═══ Data extract

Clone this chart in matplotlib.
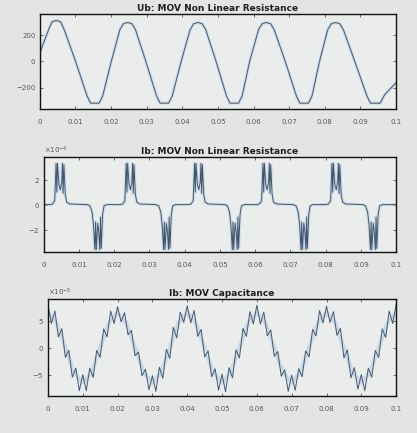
import numpy as np
import matplotlib
matplotlib.use("Agg")
import matplotlib.pyplot as plt

# Ub across the MOV (V): corner points of the clipped sine
ub_t = [0.0000, 0.0025, 0.0035, 0.0047, 0.0059, 0.0069, 0.0101, 0.0133, 0.0143, 0.0167, 0.0177,
        0.0201, 0.0225, 0.0235, 0.0247, 0.0259, 0.0269, 0.0298, 0.0328, 0.0338, 0.0362, 0.0372,
        0.0397, 0.0422, 0.0432, 0.0444, 0.0456, 0.0466, 0.0495, 0.0524, 0.0534, 0.0558, 0.0568,
        0.0589, 0.0614, 0.0624, 0.0636, 0.0648, 0.0658, 0.0689, 0.0720, 0.0730, 0.0754, 0.0764,
        0.0785, 0.0808, 0.0818, 0.0830, 0.0842, 0.0852, 0.0884, 0.0918, 0.0928, 0.0955, 0.0968,
        0.1000]
ub_v = [60, 240, 300, 310, 300, 240, 0, -260, -315, -315, -260,
        0, 240, 285, 295, 285, 240, 0, -260, -315, -315, -260,
        0, 240, 285, 295, 285, 240, 0, -260, -315, -315, -260,
        0, 240, 285, 295, 285, 240, 0, -260, -315, -315, -260,
        0, 240, 285, 295, 285, 240, 0, -260, -315, -315, -250,
        -160]

# Ib through the nonlinear resistance (x1e-4 A): pulse shapes and where they sit
pos_dt = [-0.0030, -0.0022, -0.0016, -0.0012, -0.0010, -0.0008, -0.0004, 0.0000,
          0.0004, 0.0006, 0.0008, 0.0010, 0.0014, 0.0018, 0.0026]
pos_v = [0.0, 0.05, 0.3, 3.3, 1.0, 3.3, 1.6, 1.2, 1.8, 3.3, 0.9, 3.2, 0.8, 0.2, 0.05]
neg_dt = [-0.0030, -0.0022, -0.0016, -0.0012, -0.0008, -0.0006, -0.0004, 0.0000,
          0.0003, 0.0006, 0.0008, 0.0010, 0.0014, 0.0018, 0.0026]
neg_v = [0.0, -0.1, -0.6, -1.6, -3.6, -1.4, -3.6, -1.5, -2.2, -3.6, -1.0, -3.5, -0.8, -0.1, 0.0]
pos_centres = [0.0047, 0.0246, 0.0440, 0.0634, 0.0830]
neg_centres = [0.0153, 0.0348, 0.0543, 0.0738, 0.0935]

# Ib through the MOV capacitance (x1e-5 A), one sample per ms
cap_v = [8.0, 4.5, 6.8, 2.0, 3.5, -1.8, -0.5, -5.5, -3.8, -8.0,
         -5.0, -8.0, -3.8, -5.5, -0.5, -1.8, 3.5, 2.0, 6.8, 4.5,
         7.6, 4.8, 6.5, 2.4, 3.2, -1.5, -0.8, -5.2, -4.0, -7.8,
         -5.2, -8.1, -3.6, -5.7, -0.3, -2.0, 3.8, 1.8, 6.6, 4.7,
         7.8, 4.6, 6.9, 2.1, 3.4, -1.7, -0.6, -5.4, -3.9, -7.9,
         -4.9, -8.2, -3.7, -5.6, -0.4, -1.9, 3.6, 2.1, 6.7, 4.4,
         7.9, 4.4, 6.6, 2.2, 3.3, -1.6, -0.7, -5.3, -4.1, -8.1,
         -5.1, -7.9, -3.9, -5.4, -0.6, -1.7, 3.4, 2.2, 6.9, 4.6,
         7.7, 4.7, 6.7, 2.3, 3.6, -1.9, -0.4, -5.6, -3.7, -7.7,
         -5.0, -8.0, -3.8, -5.5, -0.5, -1.8, 3.5, 1.9, 6.8, 4.5,
         8.0]
# smooth 50 Hz component of the same current, every 2.5 ms
cap_base = [6.5, 4.6, 0, -4.6, -6.5, -4.6, 0, 4.6] * 5 + [6.5]

x_ticks = [0, 0.01, 0.02, 0.03, 0.04, 0.05, 0.06, 0.07, 0.08, 0.09, 0.1]
x_labels = ["0", "0.01", "0.02", "0.03", "0.04", "0.05", "0.06", "0.07", "0.08", "0.09", "0.1"]

# build the pulse train for the resistive current
ir_t = [0.0]
ir_v = [0.0]
pulses = sorted([(c, pos_dt, pos_v) for c in pos_centres] + [(c, neg_dt, neg_v) for c in neg_centres])
for c, dts, vals in pulses:
    for d, v in zip(dts, vals):
        ir_t.append(c + d)
        ir_v.append(v * 1e-4)
ir_t.append(0.1)
ir_v.append(0.0)

cap_t = np.linspace(0, 0.1, len(cap_v))
cap_bt = np.linspace(0, 0.1, len(cap_base))

BG = "#e3e5e5"
FACE = "#ebeded"
HAZE = "#b8cde0"
LINE = "#43586f"

fig = plt.figure(figsize=(4.17, 4.33), dpi=100, facecolor=BG)
rects = [[0.095, 0.748, 0.855, 0.22],
         [0.105, 0.418, 0.845, 0.219],
         [0.115, 0.085, 0.835, 0.224]]
axs = [fig.add_axes(r) for r in rects]

axs[0].plot(ub_t, ub_v, color=HAZE, lw=2.2, alpha=0.6)
axs[0].plot(ub_t, ub_v, color=LINE, lw=0.7)
axs[0].set_ylim(-360, 360)
axs[0].set_yticks([-200, 0, 200])
axs[0].set_title("Ub: MOV Non Linear Resistance", fontsize=6.5, fontweight="bold", color="#1e1e1e", pad=2)

axs[1].plot(ir_t, ir_v, color=HAZE, lw=2.2, alpha=0.6)
axs[1].plot(ir_t, ir_v, color=LINE, lw=0.7)
axs[1].set_ylim(-3.8e-4, 3.8e-4)
axs[1].set_yticks([-2e-4, 0, 2e-4])
axs[1].set_title("Ib: MOV Non Linear Resistance", fontsize=6.5, fontweight="bold", color="#1e1e1e", pad=2)

axs[2].plot(cap_bt, np.array(cap_base) * 1e-5, color=HAZE, lw=3.0, alpha=0.6)
axs[2].plot(cap_t, np.array(cap_v) * 1e-5, color=LINE, lw=0.7)
axs[2].set_ylim(-9e-5, 9e-5)
axs[2].set_yticks([-5e-5, 0, 5e-5])
axs[2].set_title("Ib: MOV Capacitance", fontsize=6.5, fontweight="bold", color="#1e1e1e", pad=2)

for i, ax in enumerate(axs):
    ax.set_facecolor(FACE)
    ax.set_xlim(0, 0.1)
    ax.set_xticks(x_ticks)
    ax.set_xticklabels(x_labels)
    ax.tick_params(direction="in", length=2.5, width=0.6, labelsize=5, colors="#555555",
                   top=True, right=True, pad=7)
    ax.tick_params(axis="y", pad=3)
    for s in ax.spines.values():
        s.set_linewidth(1.0)
        s.set_color("#111111")
    if i > 0:
        ax.ticklabel_format(axis="y", style="sci", scilimits=(0, 0), useMathText=True)
        ax.yaxis.get_offset_text().set_fontsize(5)
        ax.yaxis.get_offset_text().set_color("#555555")

fig.savefig("out.png", dpi=100, facecolor=BG)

══════

To do
Your answer should be a single number: how many lines in the data above include "matplotlib"?

Full response
4